La municipalité et la métropole
La politique de la municipalité a sa place dans les conflits entre elle et la métropole. Les acteurs politiques et économiques de la ville, municipalité, métropole, mais aussi chambre de commerce et acteurs de l’aménagement, doivent élaborer une politique commune – ou, au moins, mettre en commun leurs politiques, dans une planification qui exprimerait leurs intentions dans un projet partagé et, surtout, situé dans le temps. D’abord, il ne s’agit pas seulement « d’attractivité » et de « fonction économique ». Il devient urgent de cesser de réduire la politique à sa dimension économique et financière comme le font, à une autre échelle, le président de la République et le gouvernement. La politique a été littéralement polluée par les contraintes issues du libéralisme. À Marseille, le « Printemps » avait cela dans ses projets et dans ses idées.

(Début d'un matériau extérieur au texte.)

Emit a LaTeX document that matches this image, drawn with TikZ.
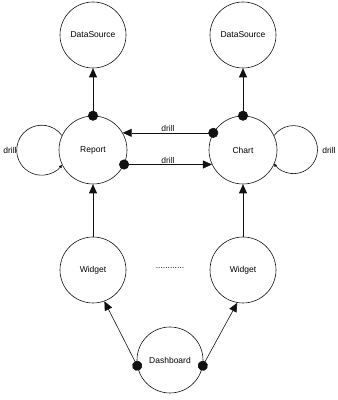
\documentclass[tikz,border=0pt]{standalone}
\usepackage{fontspec}
\setmainfont{Liberation Sans}
\usepackage{xcolor}
\usetikzlibrary{arrows.meta}
\definecolor{dline}{HTML}{111111}
\tikzset{
  state/.style={draw=dline, circle, minimum size=66pt, inner sep=0pt,
                line width=0.6pt, font=\fontsize{8.5}{10}\selectfont},
  statebig/.style={state, minimum size=68pt},
  dotarrow/.style={{Circle[length=10pt]}-{Triangle[length=9pt, width=8pt]},
                   dline, line width=0.6pt, shorten <=-5pt},
  plainarrow/.style={-{Triangle[length=9pt, width=8pt]}, dline, line width=0.6pt},
  looparrow/.style={-{Triangle[length=3pt, width=3pt]}, dline, line width=0.6pt},
  lbl/.style={font=\fontsize{8.5}{10}\selectfont, inner sep=1pt},
}
\begin{document}
\begin{tikzpicture}[x=1pt, y=1pt]
  \useasboundingbox (0,0) rectangle (338,400);

  %% data sources
  \node[state] (ds1) at (93,365) {DataSource};
  \node[state] (ds2) at (243,365) {DataSource};

  %% views
  \node[statebig] (report) at (93,250) {Report};
  \node[statebig] (chart) at (243,250) {Chart};

  %% widgets and dashboard
  \node[state] (widget1) at (93,130) {Widget};
  \node[state] (widget2) at (243,130) {Widget};
  \node[lbl] (gap) at (170,132) {............};
  \node[state] (dash) at (170,40) {Dashboard};

  %% view -> data source
  \draw[dotarrow] (report.north) -- (ds1.south);
  \draw[dotarrow] (chart.north) -- (ds2.south);

  %% drill between views
  \draw[dotarrow] (chart.150) -- node[lbl, above] (d1) {drill} (report.30);
  \draw[dotarrow] (report.-25) -- node[lbl, above] (d2) {drill} (chart.205);

  %% self drill loops
  \draw[looparrow] (report.155) arc[start angle=36, end angle=324, radius=25pt];
  \node[lbl] (d3) at (10,250) {drill};
  \draw[looparrow] (chart.25) arc[start angle=144, end angle=-144, radius=24pt];
  \node[lbl] (d4) at (329,250) {drill};

  %% widget -> view
  \draw[plainarrow] (widget1.north) -- (report.south);
  \draw[plainarrow] (widget2.north) -- (chart.south);

  %% dashboard -> widgets
  \draw[dotarrow] (dash.190) -- (widget1.-70);
  \draw[dotarrow] (dash.-10) -- (widget2.-100);

\end{tikzpicture}
\end{document}
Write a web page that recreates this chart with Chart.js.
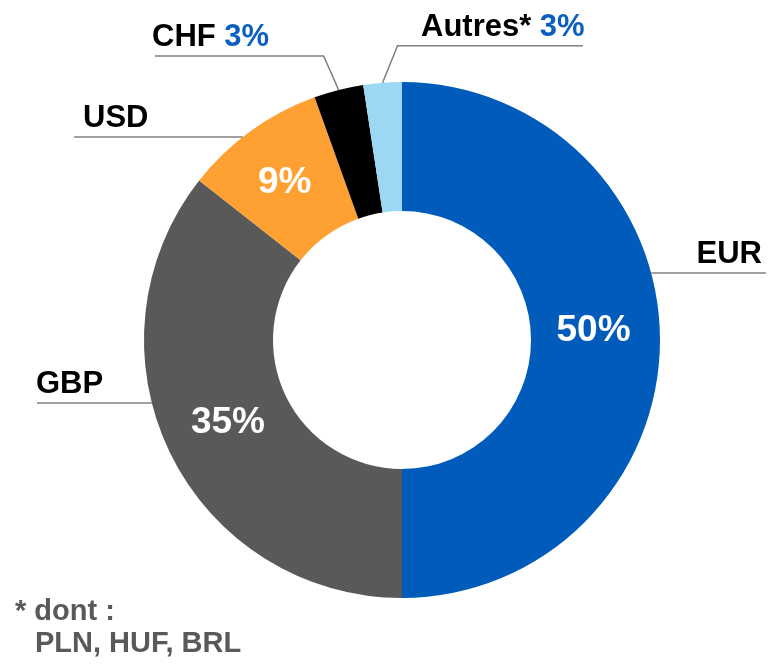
<!DOCTYPE html>
<html>
<head>
<meta charset="utf-8">
<script src="https://cdn.jsdelivr.net/npm/chart.js@4.4.1/dist/chart.umd.min.js"></script>
<style>
  html, body { margin: 0; padding: 0; background: #fff; }
  #wrap { position: relative; width: 772px; height: 670px; }
</style>
</head>
<body>
<div id="wrap"><canvas id="chart"></canvas></div>
<script>
// data
const categories = ['EUR', 'GBP', 'USD', 'CHF', 'Autres*'];
const shares = [50, 35.6, 8.9, 3.1, 2.4];
const shareLabels = ['50%', '35%', '9%', '3%', '3%'];
const colors = ['#005BBB', '#595959', '#FFA032', '#000000', '#9CD8F4'];
const footnoteLines = ['* dont :', 'PLN, HUF, BRL'];

// where the name labels and leader lines go
const labelLayout = {
    'EUR': { side: 'right', lineY: 273, lineEnd: 766, textX: 762, nudge: [-2, -10] },
    'GBP': { side: 'left', lineY: 403, lineEnd: 37, textX: 36, nudge: [0, -3] },
    'USD': { side: 'left', lineY: 137, lineEnd: 74, textX: 83, nudge: [-4, -1] },
    'CHF': { elbow: [-15, -34], lineEnd: 155, textX: 152, pctOutside: true },
    'Autres*': { elbow: [15, -37], lineEnd: 583, textX: 421, pctOutside: true }
};

const FONT = '"Liberation Sans", Arial, sans-serif';
const PCT_BLUE = '#0B5FC1';

const labelPlugin = {
    id: 'sliceLabels',
    afterDatasetsDraw(chart) {
        const ctx = chart.ctx;
        const arcs = chart.getDatasetMeta(0).data;
        ctx.save();
        arcs.forEach((arc, i) => {
            const { x: cx, y: cy, startAngle, endAngle, innerRadius, outerRadius } = arc.getProps(
                ['x', 'y', 'startAngle', 'endAngle', 'innerRadius', 'outerRadius'], true);
            const mid = (startAngle + endAngle) / 2;
            const lay = labelLayout[categories[i]];

            // percentage inside the ring
            if (!lay.pctOutside) {
                const r = (innerRadius + outerRadius) / 2;
                ctx.font = 'bold 37px ' + FONT;
                ctx.fillStyle = '#fff';
                ctx.textAlign = 'center';
                ctx.textBaseline = 'middle';
                ctx.fillText(shareLabels[i],
                    cx + r * Math.cos(mid) + lay.nudge[0],
                    cy + r * Math.sin(mid) + 1 + lay.nudge[1]);
            }

            // leader line
            let lineY, pts;
            if (lay.elbow) {
                const ax = cx + outerRadius * Math.cos(mid);
                const ay = cy + outerRadius * Math.sin(mid);
                const ex = ax + lay.elbow[0];
                lineY = ay + lay.elbow[1];
                pts = [[ax, ay], [ex, lineY], [lay.lineEnd, lineY]];
            } else {
                lineY = lay.lineY;
                const dy = lineY - cy;
                const dx = Math.sqrt(outerRadius * outerRadius - dy * dy);
                const ax = lay.side === 'right' ? cx + dx : cx - dx;
                pts = [[ax, lineY], [lay.lineEnd, lineY]];
            }
            ctx.strokeStyle = '#808080';
            ctx.lineWidth = 1.5;
            ctx.beginPath();
            pts.forEach((p, k) => k ? ctx.lineTo(p[0], p[1]) : ctx.moveTo(p[0], p[1]));
            ctx.stroke();

            // name (+ blue percentage for the small slices)
            ctx.font = 'bold 31px ' + FONT;
            ctx.textBaseline = 'alphabetic';
            const base = lineY - 10;
            if (lay.side === 'right') {
                ctx.textAlign = 'right';
                ctx.fillStyle = '#000';
                ctx.fillText(categories[i], lay.textX, base);
            } else {
                ctx.textAlign = 'left';
                ctx.fillStyle = '#000';
                const name = lay.pctOutside ? categories[i] + ' ' : categories[i];
                ctx.fillText(name, lay.textX, base);
                if (lay.pctOutside) {
                    ctx.fillStyle = PCT_BLUE;
                    ctx.fillText(shareLabels[i], lay.textX + ctx.measureText(name).width, base);
                }
            }
        });

        // footnote
        ctx.font = 'bold 29px ' + FONT;
        ctx.fillStyle = '#595959';
        ctx.textAlign = 'left';
        ctx.textBaseline = 'alphabetic';
        ctx.fillText(footnoteLines[0], 15, 620);
        ctx.fillText(footnoteLines[1], 35, 652);
        ctx.restore();
    }
};

new Chart(document.getElementById('chart'), {
    type: 'doughnut',
    data: {
        labels: categories,
        datasets: [{
            data: shares,
            backgroundColor: colors,
            borderWidth: 0
        }]
    },
    options: {
        responsive: true,
        maintainAspectRatio: false,
        animation: false,
        cutout: '50%',
        layout: { padding: { top: 82, bottom: 72, left: 144, right: 112 } },
        plugins: {
            legend: { display: false },
            tooltip: { enabled: false }
        }
    },
    plugins: [labelPlugin]
});
</script>
</body>
</html>
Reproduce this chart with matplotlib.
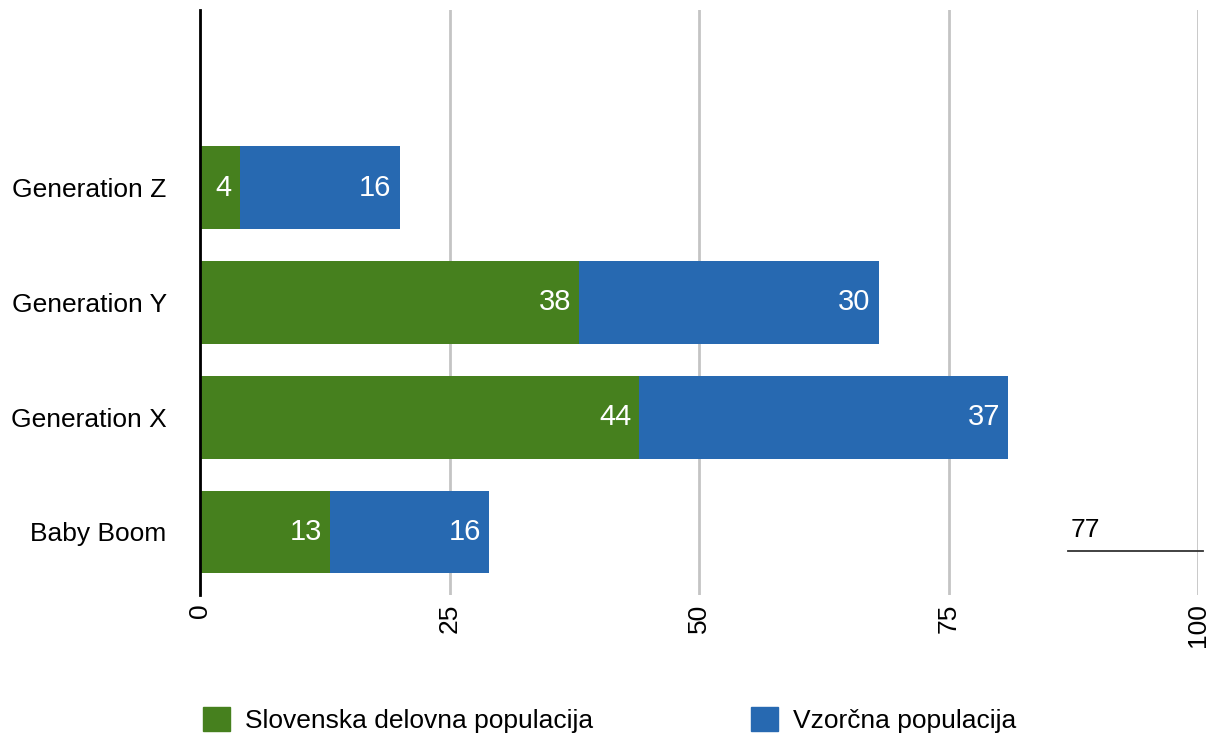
import matplotlib.pyplot as plt
from matplotlib.patches import Patch

plt.rcParams['font.family'] = ['Liberation Sans', 'DejaVu Sans']

categories = ['Baby Boom', 'Generation X', 'Generation Y', 'Generation Z', '']
slovenska = [13, 44, 38, 4, 0]
vzorcna = [16, 37, 30, 16, 0]
series_names = ['Slovenska delovna populacija', 'Vzorčna populacija']
x_ticks = [0, 25, 50, 75, 100]
note_value = '77'

green = '#46801e'
blue = '#2769b1'

fig = plt.figure(figsize=(12.16, 7.35), dpi=100)
ax = fig.add_axes([200 / 1216, 140 / 735, 998 / 1216, 585 / 735])

ypos = list(range(len(categories)))
h = 0.72
ax.barh(ypos[:4], slovenska[:4], height=h, color=green, zorder=3)
ax.barh(ypos[:4], vzorcna[:4], left=slovenska[:4], height=h, color=blue, zorder=3)

for i in range(4):
    ax.text(slovenska[i] - 0.8, ypos[i], str(slovenska[i]), color='white',
            fontsize=21, ha='right', va='center', zorder=4)
    ax.text(slovenska[i] + vzorcna[i] - 0.8, ypos[i], str(vzorcna[i]),
            color='white', fontsize=21, ha='right', va='center', zorder=4)

ax.set_xlim(0, 100)
ax.set_ylim(-0.55, 4.55)
ax.set_xticks(x_ticks)
ax.set_xticklabels([str(t) for t in x_ticks], rotation=90, fontsize=19)
ax.set_yticks(ypos[:4])
ax.set_yticklabels(categories[:4], fontsize=19)
ax.tick_params(axis='y', length=0, pad=24)
ax.tick_params(axis='x', length=0, pad=6)
ax.xaxis.grid(True, color='#c4c4c4', linewidth=2, zorder=0)

for s in ['top', 'right', 'bottom']:
    ax.spines[s].set_visible(False)
ax.spines['left'].set_linewidth(2)
ax.spines['left'].set_zorder(5)

# stray annotation near the lower right
ax.text(87.2, -0.09, note_value, fontsize=19, ha='left', va='bottom')
ax.plot([87.0, 100.5], [-0.165, -0.165], color='#333333', linewidth=1.3,
        clip_on=False, zorder=4)

handles = [Patch(color=green), Patch(color=blue)]
fig.legend(handles, series_names, loc='center left', bbox_to_anchor=(0.1476, 0.02),
           ncol=2, frameon=False, fontsize=19, handlelength=1.0, handleheight=1.0,
           handletextpad=0.6, columnspacing=5.97)

fig.savefig('out.png', dpi=100)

Il ne faut pas que le printemps de Marseille replonge dans un automne ou un hiver qui lui feraient perdre son identité en réduisant sa politique à des idées d’attractivité, de tourisme et de concurrence, mais il ne retrouvera sa force que si ses décideurs imaginent des projets laissant leur place à la liberté et à la vie des habitantes et des habitants, à leur vie quotidienne, qui leur permet pleinement de retrouver leur ville. La rivalité et la guerre entre les pouvoirs ne peuvent qu’empêcher la construction d’une ville autour de projets dans lesquels nous pouvons nous retrouver au lieu de nous y perdre. Le grand défaut de la décentralisation à la française a été l’émiettement des pouvoirs et la concurrence entre eux, alors qu’ils devraient mettre, justement, à profit la multiplication des acteurs pour enrichir l’invention d’un urbanisme renouvelé. Pour cela, la municipalité et la métropole doivent utiliser leurs différences en mettant leurs ressources en commun et profiter de cette année nouvelle pour imaginer une autre façon d’exercer leurs pouvoirs. Trop de temps, trop d’argent, trop de moyens ont été perdus dans cette guerre de clans. C’est pourquoi la relance du centre promise par le maire dans ses vœux doit être une relance réelle, impliquant tous les acteurs, y compris les habitantes et les habitants, et engageant une politique réelle au lieu qu’il ne s’agisse que d’un fantasme de politique.